At the end of the 1260 years (verse 35), began the time of the end, from 10th February 1798 when Rome fell into the hands of the French army. On 5th March 1798, Bonaparte received the decree of the Directory relative to the expedition against Egypt. By 24th July Bonaparte was at war with Egypt. Egypt pushed back, but with little success. The French fleet was destroyed by the English under Nelson at Aboukir; and on 2nd September 1798, the Sultan of Turkey, under feelings of jealousy against France, artfully fostered by the English ambassadors at Constantinople, and exasperated that Egypt, so long a semi-dependency of the Ottoman Empire, should be transformed into a French province, declared war against France.
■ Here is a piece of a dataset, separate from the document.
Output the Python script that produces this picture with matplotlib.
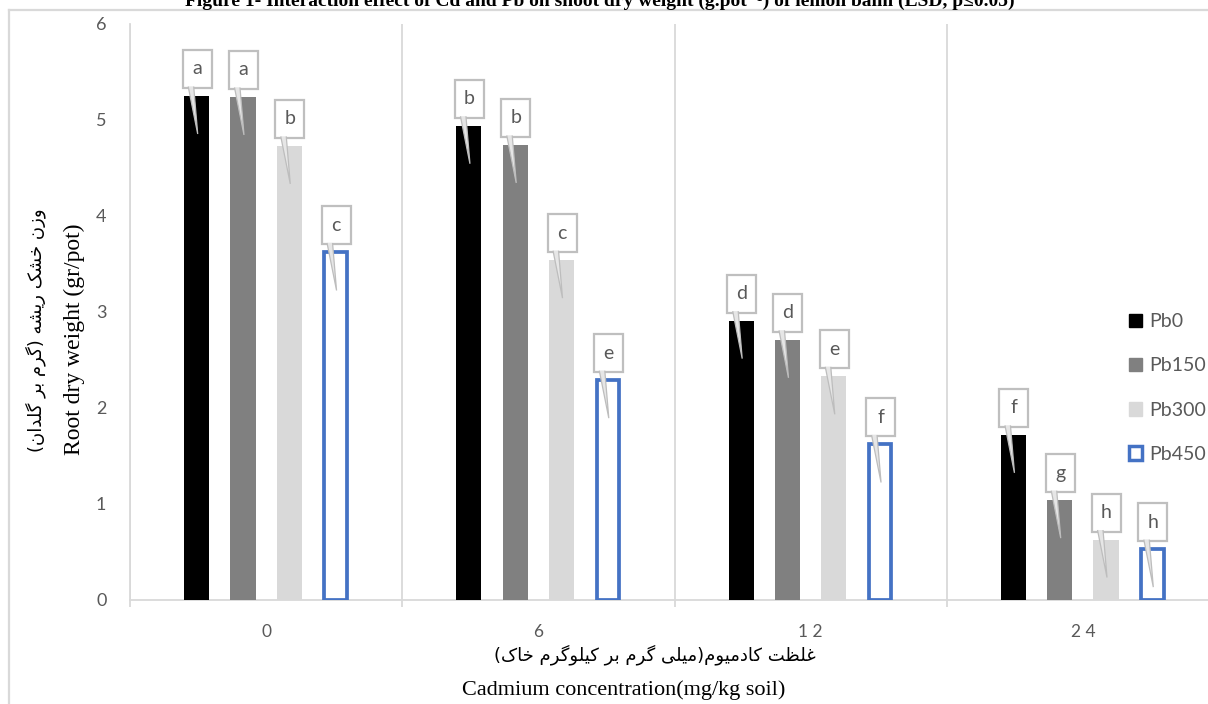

Thus the king of the north [Turkey] came against him [France] in the same year that the king of the south [Egypt] ‘pushed,’ and both ‘at the time of the end;’ all in 1798 which begins that period.

41 He shall enter also into the glorious land, and many countries shall be overthrown: but these shall escape out of his hand, even Edom, and Moab, and the chief of the children of Ammon.
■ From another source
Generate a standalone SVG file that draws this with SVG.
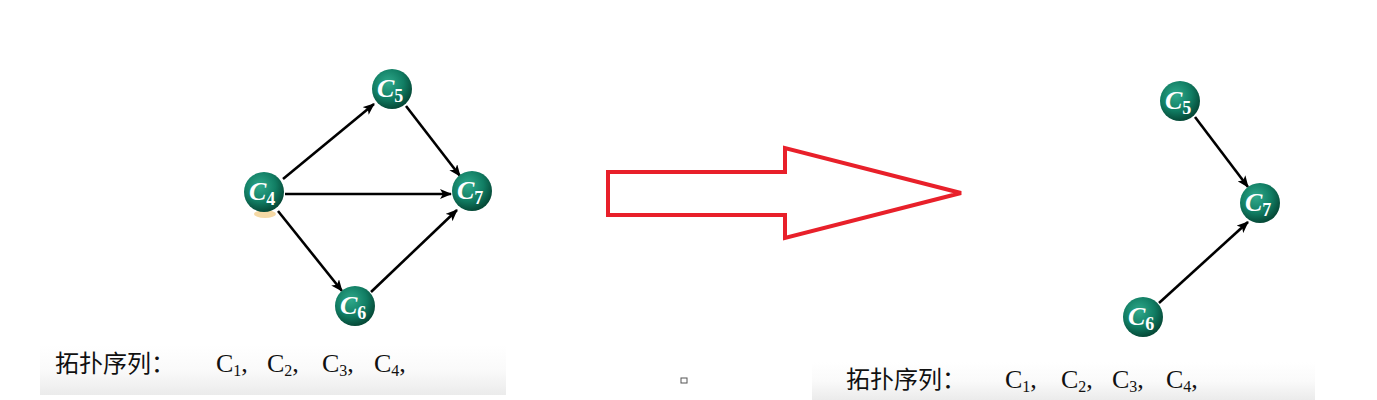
<svg xmlns="http://www.w3.org/2000/svg" width="1377" height="400" viewBox="0 0 1377 400">
<style>
.edge{stroke:#000;stroke-width:2.6;fill:none;marker-end:url(#ah)}
.ball{fill:url(#g)}
.lbl{font-family:"Liberation Serif","DejaVu Serif",serif;font-style:italic;font-weight:bold;fill:#fff;font-size:26px}
.sub{font-size:18px;font-style:normal;font-weight:bold}
.seq{font-family:"Liberation Serif","Noto Sans CJK SC",serif;font-size:26px;fill:#111}
.cjk{font-family:"Noto Sans CJK SC",sans-serif;font-size:24px;fill:#111}
.seqs{font-size:16px}
</style>
<defs>
<radialGradient id="g" cx="0.4" cy="0.35" r="0.65">
<stop offset="0" stop-color="#2fa98b"/>
<stop offset="0.6" stop-color="#117d63"/>
<stop offset="1" stop-color="#064a38"/>
</radialGradient>
<linearGradient id="band" x1="0" y1="0" x2="0" y2="1">
<stop offset="0" stop-color="#fff"/>
<stop offset="0.5" stop-color="#fafafa"/>
<stop offset="1" stop-color="#ebebeb"/>
</linearGradient>
<marker id="ah" viewBox="0 0 12 10" refX="11" refY="5" markerWidth="12" markerHeight="10" markerUnits="userSpaceOnUse" orient="auto">
<path d="M0,0 L12,5 L0,10 L3,5 Z" fill="#000"/>
</marker>
</defs>
<rect x="40" y="345" width="466" height="50" fill="url(#band)"/>
<rect x="812" y="362" width="503" height="38" fill="url(#band)"/>
<g id="connectors">
<line class="edge" x1="283" y1="179" x2="374" y2="104"/>
<line class="edge" x1="406" y1="106" x2="460" y2="176"/>
<line class="edge" x1="285" y1="194" x2="451" y2="194"/>
<line class="edge" x1="278" y1="211" x2="342" y2="291"/>
<line class="edge" x1="371" y1="292" x2="457" y2="210"/>
<line class="edge" x1="1195" y1="117" x2="1248" y2="187"/>
<line class="edge" x1="1159" y1="303" x2="1248" y2="222"/>
</g>
<ellipse cx="265" cy="214" rx="11" ry="4" fill="#f3cf8f" opacity="0.8"/>
<g id="n-c4"><circle class="ball" cx="264" cy="192" r="20"/><text class="lbl" x="249" y="200">C<tspan class="sub" dy="5">4</tspan></text></g>
<g id="n-c5"><circle class="ball" cx="392" cy="89" r="20"/><text class="lbl" x="377" y="97">C<tspan class="sub" dy="5">5</tspan></text></g>
<g id="n-c7"><circle class="ball" cx="472" cy="191" r="20"/><text class="lbl" x="457" y="199">C<tspan class="sub" dy="5">7</tspan></text></g>
<g id="n-c6"><circle class="ball" cx="355" cy="306" r="20"/><text class="lbl" x="340" y="314">C<tspan class="sub" dy="5">6</tspan></text></g>
<g id="arrow"><polygon points="608,172 785,172 785,148 961,193 785,238 785,215 608,215" fill="none" stroke="#e8202a" stroke-width="4"/></g>
<g id="r-c5"><circle class="ball" cx="1180" cy="101" r="20"/><text class="lbl" x="1165" y="109">C<tspan class="sub" dy="5">5</tspan></text></g>
<g id="r-c7"><circle class="ball" cx="1260" cy="203" r="20"/><text class="lbl" x="1245" y="211">C<tspan class="sub" dy="5">7</tspan></text></g>
<g id="r-c6"><circle class="ball" cx="1143" cy="317" r="20"/><text class="lbl" x="1128" y="325">C<tspan class="sub" dy="5">6</tspan></text></g>
<rect x="681" y="378" width="6" height="5" fill="none" stroke="#555" stroke-width="1"/>
<g id="seq-left">
<text class="cjk" x="55" y="372">拓扑序列：</text>
<text class="seq" x="216" y="372">C<tspan class="seqs" dy="4">1</tspan><tspan dy="-4">,</tspan></text>
<text class="seq" x="267" y="372">C<tspan class="seqs" dy="4">2</tspan><tspan dy="-4">,</tspan></text>
<text class="seq" x="322" y="372">C<tspan class="seqs" dy="4">3</tspan><tspan dy="-4">,</tspan></text>
<text class="seq" x="374" y="372">C<tspan class="seqs" dy="4">4</tspan><tspan dy="-4">,</tspan></text>
</g>
<g id="seq-right">
<text class="cjk" x="846" y="388">拓扑序列：</text>
<text class="seq" x="1005" y="388">C<tspan class="seqs" dy="4">1</tspan><tspan dy="-4">,</tspan></text>
<text class="seq" x="1061" y="388">C<tspan class="seqs" dy="4">2</tspan><tspan dy="-4">,</tspan></text>
<text class="seq" x="1112" y="388">C<tspan class="seqs" dy="4">3</tspan><tspan dy="-4">,</tspan></text>
<text class="seq" x="1166" y="388">C<tspan class="seqs" dy="4">4</tspan><tspan dy="-4">,</tspan></text>
</g>
</svg>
In the war between the French and the Turks, the French having lost a third of troops to war and the plague, on 21 May 1799, retiring from Acre in Judea, after fatiguing march, re-entered Egypt, abandoned all conquest made in Judea; and the “glorious land,” with all its provinces, here called “countries,” fell back again under the oppressive rule of the Turks. Edom, Moab, and Ammon, lying outside the limits of Palestine, south and east of the Dead Sea and Jordan, were out of match of the Turks from Syria to Egypt, and so escaped the ravage of that campaign.
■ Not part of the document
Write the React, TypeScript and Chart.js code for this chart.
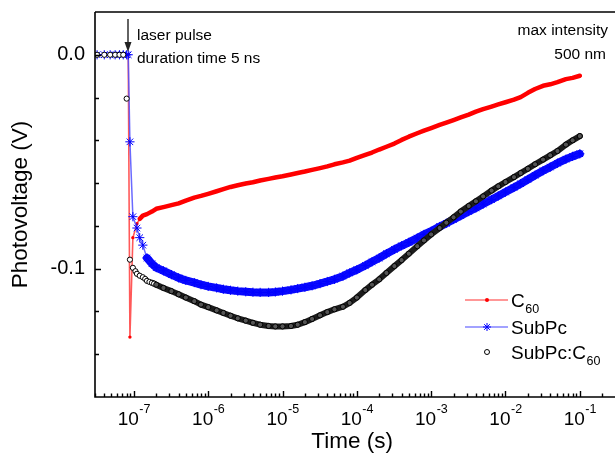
import React, { useEffect, useRef } from 'react';
import { Chart, registerables } from 'chart.js';
Chart.register(...registerables);

const FONT = '"Liberation Sans", Arial, Helvetica, sans-serif';

// ---- data (time in s, photovoltage in V) ----
const c60EarlyTime = [3.2e-8, 4.0e-8, 4.8e-8, 5.6e-8, 6.4e-8, 7.2e-8, 8.0e-8, 8.4e-8, 8.85e-8, 9.7e-8, 1.1e-7, 1.2e-7, 1.32e-7, 1.5e-7, 1.75e-7];
const c60EarlyV = [0, 0, 0, 0, 0, 0, 0, 0, -0.132, -0.0855, -0.079, -0.0767, -0.0752, -0.0745, -0.0733];

const subpcEarlyTime = [3.2e-8, 4.0e-8, 4.8e-8, 5.6e-8, 6.4e-8, 7.2e-8, 8.0e-8, 8.4e-8, 8.85e-8, 9.7e-8, 1.1e-7, 1.2e-7, 1.32e-7, 1.5e-7, 1.75e-7];
const subpcEarlyV = [0, 0, 0, 0, 0, 0, 0, 0, -0.0407, -0.0757, -0.081, -0.0855, -0.089, -0.095, -0.0977];

const blendEarlyTime = [3.2e-8, 4.0e-8, 4.8e-8, 5.6e-8, 6.4e-8, 7.2e-8, 8.0e-8, 8.85e-8, 9.7e-8, 1.05e-7, 1.1e-7, 1.2e-7, 1.32e-7, 1.42e-7, 1.5e-7, 1.62e-7, 1.75e-7, 1.87e-7];
const blendEarlyV = [0, 0, 0, 0, 0, 0, -0.0205, -0.0958, -0.0996, -0.1012, -0.1024, -0.1033, -0.104, -0.1048, -0.1057, -0.1062, -0.1066, -0.107];

const lateTime = [
  2e-7, 2.5e-7, 3.2e-7, 4e-7, 5e-7, 6.5e-7, 8e-7,
  1e-6, 1.3e-6, 1.6e-6, 2e-6, 2.5e-6, 3.2e-6, 4e-6, 5e-6, 6.5e-6, 8e-6,
  1e-5, 1.3e-5, 1.6e-5, 2e-5, 2.5e-5, 3.2e-5, 4e-5, 5e-5, 6.5e-5, 8e-5,
  1e-4, 1.3e-4, 1.6e-4, 2e-4, 2.5e-4, 3.2e-4, 4e-4, 5e-4, 6.5e-4, 8e-4,
  1e-3, 1.3e-3, 1.6e-3, 2e-3, 2.5e-3, 3.2e-3, 4e-3, 5e-3, 6.5e-3, 8e-3,
  1e-2, 1.3e-2, 1.6e-2, 2e-2, 2.5e-2, 3.2e-2, 4e-2, 5e-2, 6.5e-2, 8e-2,
  1e-1,
];

const c60LateV = [
  -0.0720, -0.0712, -0.0703, -0.0695, -0.0682, -0.0668, -0.0660,
  -0.0650, -0.0638, -0.0628, -0.0618, -0.0610, -0.0602, -0.0596, -0.0588, -0.0580, -0.0574,
  -0.0568, -0.0560, -0.0553, -0.0546, -0.0538, -0.0530, -0.0522, -0.0512, -0.0503, -0.0495,
  -0.0482, -0.0468, -0.0457, -0.0443, -0.0430, -0.0415, -0.0398, -0.0383, -0.0367, -0.0355,
  -0.0343, -0.0328, -0.0317, -0.0305, -0.0293, -0.0280, -0.0266, -0.0254, -0.0242, -0.0232,
  -0.0222, -0.0210, -0.0198, -0.0178, -0.0160, -0.0145, -0.0138, -0.0128, -0.0114, -0.0108,
  -0.0098,
];

const subpcLateV = [
  -0.0995, -0.1010, -0.1028, -0.1043, -0.1055, -0.1065, -0.1075,
  -0.1083, -0.1090, -0.1096, -0.1101, -0.1105, -0.1108, -0.1110, -0.1111, -0.1111, -0.1109,
  -0.1105, -0.1099, -0.1093, -0.1087, -0.1080, -0.1070, -0.1060, -0.1050, -0.1035, -0.1020,
  -0.1005, -0.0985, -0.0968, -0.0950, -0.0930, -0.0910, -0.0893, -0.0877, -0.0857, -0.0840,
  -0.0825, -0.0803, -0.0788, -0.0770, -0.0752, -0.0733, -0.0716, -0.0698, -0.0677, -0.0660,
  -0.0642, -0.0620, -0.0603, -0.0583, -0.0563, -0.0542, -0.0525, -0.0507, -0.0488, -0.0475,
  -0.0463,
];

const blendLateV = [
  -0.1075, -0.1090, -0.1105, -0.1120, -0.1135, -0.1152, -0.1168,
  -0.1180, -0.1195, -0.1207, -0.1220, -0.1232, -0.1243, -0.1253, -0.1262, -0.1268, -0.1270,
  -0.1270, -0.1268, -0.1262, -0.1250, -0.1235, -0.1218, -0.1203, -0.1190, -0.1178, -0.1160,
  -0.1135, -0.1100, -0.1075, -0.1050, -0.1020, -0.0988, -0.0960, -0.0930, -0.0895, -0.0868,
  -0.0840, -0.0810, -0.0785, -0.0760, -0.0733, -0.0707, -0.0685, -0.0662, -0.0635, -0.0615,
  -0.0595, -0.0572, -0.0553, -0.0533, -0.0512, -0.0490, -0.0470, -0.0450, -0.0420, -0.0400,
  -0.0380,
];

const xDecadeExponents = [-7, -6, -5, -4, -3, -2, -1];
const yLabelValues = [0, -0.1];
const X_MIN = 3e-8;
const X_MAX = 0.25;
const Y_MIN = -0.16;
const Y_MAX = 0.02;

function pts(t: number[], v: number[]) {
  return t.map((x, i) => ({ x, y: v[i] }));
}

export default function App() {
  const ref = useRef<HTMLCanvasElement>(null);

  useEffect(() => {
    const canvas = ref.current!;

    const overlay = {
      id: 'overlay',
      afterDraw(chart: any) {
        const ctx = chart.ctx as CanvasRenderingContext2D;
        const xs = chart.scales.x;
        const ys = chart.scales.y;
        const { left, right, top, bottom } = chart.chartArea;
        ctx.save();
        ctx.strokeStyle = '#000';
        ctx.fillStyle = '#000';
        ctx.lineWidth = 1.6;
        // frame: left, bottom, top
        ctx.beginPath();
        ctx.moveTo(left, top);
        ctx.lineTo(left, bottom);
        ctx.lineTo(615, bottom);
        ctx.moveTo(left, top);
        ctx.lineTo(615, top);
        ctx.stroke();

        // y ticks (inward)
        ctx.lineWidth = 1.4;
        ctx.beginPath();
        for (let k = -7; k <= 0; k++) {
          const v = k * 0.02;
          const py = Math.round(ys.getPixelForValue(v)) + 0.5;
          const major = k === 0 || k === -5;
          ctx.moveTo(left, py);
          ctx.lineTo(left + (major ? 6 : 4), py);
        }
        // x ticks (inward)
        for (let e = -8; e <= -1; e++) {
          for (let m = 1; m <= 9; m++) {
            const t = m * Math.pow(10, e);
            if (t <= X_MIN || t >= X_MAX) continue;
            const px = Math.round(xs.getPixelForValue(t)) + 0.5;
            ctx.moveTo(px, bottom);
            ctx.lineTo(px, bottom - (m === 1 ? 6 : 3.5));
          }
        }
        ctx.stroke();

        // x tick labels 10^n
        ctx.textBaseline = 'alphabetic';
        ctx.textAlign = 'left';
        for (const e of xDecadeExponents) {
          const px = xs.getPixelForValue(Math.pow(10, e));
          ctx.font = `19px ${FONT}`;
          const w1 = ctx.measureText('10').width;
          ctx.font = `12.5px ${FONT}`;
          const sup = String(e);
          const w2 = ctx.measureText(sup).width;
          const x0 = px - (w1 + w2) / 2;
          ctx.font = `19px ${FONT}`;
          ctx.fillText('10', x0, 425);
          ctx.font = `12.5px ${FONT}`;
          ctx.fillText(sup, x0 + w1 + 0.5, 413);
        }

        // axis titles
        ctx.font = `22.5px ${FONT}`;
        ctx.textAlign = 'center';
        ctx.fillText('Time (s)', (left + right) / 2, 448);
        ctx.save();
        ctx.translate(27, (top + bottom) / 2);
        ctx.rotate(-Math.PI / 2);
        ctx.fillText('Photovoltage (V)', 0, 0);
        ctx.restore();

        // annotations
        ctx.font = `15.5px ${FONT}`;
        ctx.textAlign = 'left';
        ctx.fillText('laser pulse', 137, 40);
        ctx.fillText('duration time 5 ns', 137, 63);
        ctx.textAlign = 'right';
        ctx.fillText('max intensity', 608, 35);
        ctx.fillText('500 nm', 606, 59);

        // arrow
        ctx.strokeStyle = '#222';
        ctx.fillStyle = '#222';
        ctx.lineWidth = 1.4;
        ctx.beginPath();
        ctx.moveTo(128, 19);
        ctx.lineTo(128, 44);
        ctx.stroke();
        ctx.beginPath();
        ctx.moveTo(124.5, 42);
        ctx.lineTo(131.5, 42);
        ctx.lineTo(128, 52);
        ctx.closePath();
        ctx.fill();

        // legend
        const lx0 = 465, lx1 = 508, mx = 487, tx = 511;
        const rows = [300, 327, 352];
        ctx.lineWidth = 1.5;
        ctx.strokeStyle = 'rgba(255,70,70,0.75)';
        ctx.beginPath(); ctx.moveTo(lx0, rows[0]); ctx.lineTo(lx1, rows[0]); ctx.stroke();
        ctx.fillStyle = '#ff0000';
        ctx.beginPath(); ctx.arc(mx, rows[0], 2, 0, Math.PI * 2); ctx.fill();
        ctx.strokeStyle = 'rgba(90,90,255,0.75)';
        ctx.beginPath(); ctx.moveTo(lx0, rows[1]); ctx.lineTo(lx1, rows[1]); ctx.stroke();
        ctx.strokeStyle = '#0000ff';
        ctx.lineWidth = 1;
        ctx.beginPath();
        const r = 4;
        ctx.moveTo(mx - r, rows[1]); ctx.lineTo(mx + r, rows[1]);
        ctx.moveTo(mx, rows[1] - r); ctx.lineTo(mx, rows[1] + r);
        const d = r * 0.707;
        ctx.moveTo(mx - d, rows[1] - d); ctx.lineTo(mx + d, rows[1] + d);
        ctx.moveTo(mx - d, rows[1] + d); ctx.lineTo(mx + d, rows[1] - d);
        ctx.stroke();
        ctx.strokeStyle = '#000';
        ctx.fillStyle = '#fff';
        ctx.beginPath(); ctx.arc(mx, rows[2], 2.5, 0, Math.PI * 2); ctx.fill(); ctx.stroke();

        ctx.fillStyle = '#000';
        ctx.textAlign = 'left';
        const drawSub = (main: string, sub: string, y: number) => {
          ctx.font = `19px ${FONT}`;
          ctx.fillText(main, tx, y + 7);
          const w = ctx.measureText(main).width;
          if (sub) {
            ctx.font = `12.5px ${FONT}`;
            ctx.fillText(sub, tx + w + 0.5, y + 13);
          }
        };
        drawSub('C', '60', rows[0]);
        drawSub('SubPc', '', rows[1]);
        drawSub('SubPc:C', '60', rows[2]);
        ctx.restore();
      },
    };

    const chart = new Chart(canvas, {
      type: 'scatter',
      data: {
        datasets: [
          {
            label: 'C60',
            data: pts([...c60EarlyTime, ...lateTime], [...c60EarlyV, ...c60LateV]),
            showLine: true,
            order: 3,
            borderColor: '#ff0000',
            backgroundColor: '#ff0000',
            pointRadius: 1.7,
            pointBorderWidth: 0,
            pointBackgroundColor: '#ff0000',
            borderCapStyle: 'round',
            borderJoinStyle: 'round',
            segment: {
              borderWidth: (c: any) => (c.p0.parsed.x >= 1.2e-7 ? 4.5 : 1.6),
              borderColor: (c: any) => (c.p0.parsed.x >= 1.2e-7 ? '#ff0000' : 'rgba(255,60,60,0.85)'),
            },
          } as any,
          {
            label: 'SubPc',
            data: pts([...subpcEarlyTime, ...lateTime], [...subpcEarlyV, ...subpcLateV]),
            showLine: true,
            order: 2,
            borderColor: '#0000ff',
            backgroundColor: '#0000ff',
            pointStyle: 'star',
            pointRadius: 4.6,
            pointBorderWidth: 1,
            pointBorderColor: '#0000ff',
            borderCapStyle: 'round',
            borderJoinStyle: 'round',
            segment: {
              borderWidth: (c: any) => (c.p0.parsed.x >= 1.5e-7 ? 8 : 1.5),
              borderColor: (c: any) => (c.p0.parsed.x >= 1.5e-7 ? '#0a0aff' : 'rgba(80,80,255,0.85)'),
            },
          } as any,
          {
            label: 'SubPc:C60',
            data: pts([...blendEarlyTime, ...lateTime], [...blendEarlyV, ...blendLateV]),
            showLine: true,
            order: 1,
            borderColor: '#1a1a1a',
            pointStyle: 'circle',
            pointRadius: 2.6,
            pointBorderWidth: 1,
            pointBorderColor: '#000',
            pointBackgroundColor: (c: any) => (c.raw && c.raw.x < 1.9e-7 ? '#ffffff' : '#555555'),
            borderCapStyle: 'round',
            borderJoinStyle: 'round',
            segment: {
              borderWidth: (c: any) => (c.p0.parsed.x >= 1.75e-7 ? 6 : 1),
              borderColor: (c: any) => (c.p0.parsed.x >= 1.75e-7 ? '#1c1c1c' : 'rgba(0,0,0,0)'),
            },
          } as any,
        ],
      },
      options: {
        responsive: false,
        maintainAspectRatio: false,
        devicePixelRatio: 1,
        animation: false,
        layout: { padding: { top: 12, right: 2, left: 0, bottom: 0 } },
        plugins: {
          legend: { display: false },
          tooltip: { enabled: false },
        },
        scales: {
          x: {
            type: 'logarithmic',
            min: X_MIN,
            max: X_MAX,
            grid: { display: false, drawTicks: false },
            border: { display: false },
            ticks: { display: false },
            afterFit: (s: any) => { s.height = 64; s.paddingLeft = 0; s.paddingRight = 0; },
          },
          y: {
            type: 'linear',
            min: Y_MIN,
            max: Y_MAX,
            grid: { display: false, drawTicks: false },
            border: { display: false },
            ticks: {
              stepSize: 0.02,
              padding: 10,
              color: '#000',
              font: { family: FONT, size: 20 },
              autoSkip: false,
              callback: (v: any) => {
                const n = Number(v);
                for (const lv of yLabelValues) {
                  if (Math.abs(n - lv) < 1e-9) return lv.toFixed(1);
                }
                return '';
              },
            },
            afterFit: (s: any) => { s.width = 95; s.paddingTop = 0; s.paddingBottom = 0; },
          },
        },
      } as any,
      plugins: [overlay],
    });
    return () => chart.destroy();
  }, []);

  return (
    <div style={{ position: 'absolute', left: 0, top: 0, width: 615, height: 461, background: '#fff' }}>
      <canvas ref={ref} width={615} height={461} style={{ width: 615, height: 461, display: 'block' }} />
    </div>
  );
}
42 He shall stretch forth his hand also upon the countries: and the land of Egypt shall not escape.

With help of the English government, as the ally of the Turks, the French were forced out of Egypt, and on 2 September 1801 Egypt fell to the Turks. Thus, as the verse says, “Egypt shall not escape.”

43 But he shall have power over the treasures of gold and of silver, and over all the precious things of Egypt: and the Libyans and the Ethiopians shall be at his steps.

After the French were driven out of Egypt, the sultan asked Egyptians to pay annual tribute of gold and silver to the Turkish government. Unconquered Arabs, Libyans and Ethiopians, who had friendship of the Turks, also remained tributary to the Turks.

44 But tidings out of the east and out of the north shall trouble him: therefore he shall go forth with great fury to destroy, and utterly to make away many.

We are here brought to Crimean war of 1853 to 1856. The Persians on the east and the Russians on the north, were the ones which instigated that conflict. Tidings from these powers troubled him [Turkey]. Their attitude and movements incited the Sultan of Turkey to anger and revenge. Russia being the more aggressive party was the object of attack. Turkey declared war on her powerful northern neighbour, Russia, in 1853. England and France soon came to the help of Turkey, but Turkey had gained victory after victory, before receiving assistance of these powers.

45 And he shall plant the tabernacles of his palace between the seas in the glorious holy mountain; yet he shall come to his end, and none shall help him.

Turkey [King of the North] will fulfil this by planting his capital in Jerusalem that sits on the holy mountain between the Mediterranean and Dead seas. Turkey had help in Crimean war in 1853-56 against Russia, but when Turkey plants his capital in Jerusalem, “He shall come to his end, and none shall help him.” “No man knows when Turkey will take its departure from Europe, but when that move is made, earth’s history will be short. … While the world watches Turkey, let the servant of God watch the movements of his great High Priest, whose ministry for sin is almost over” (The Story of Daniel the Prophet, 1901, p. 248.2).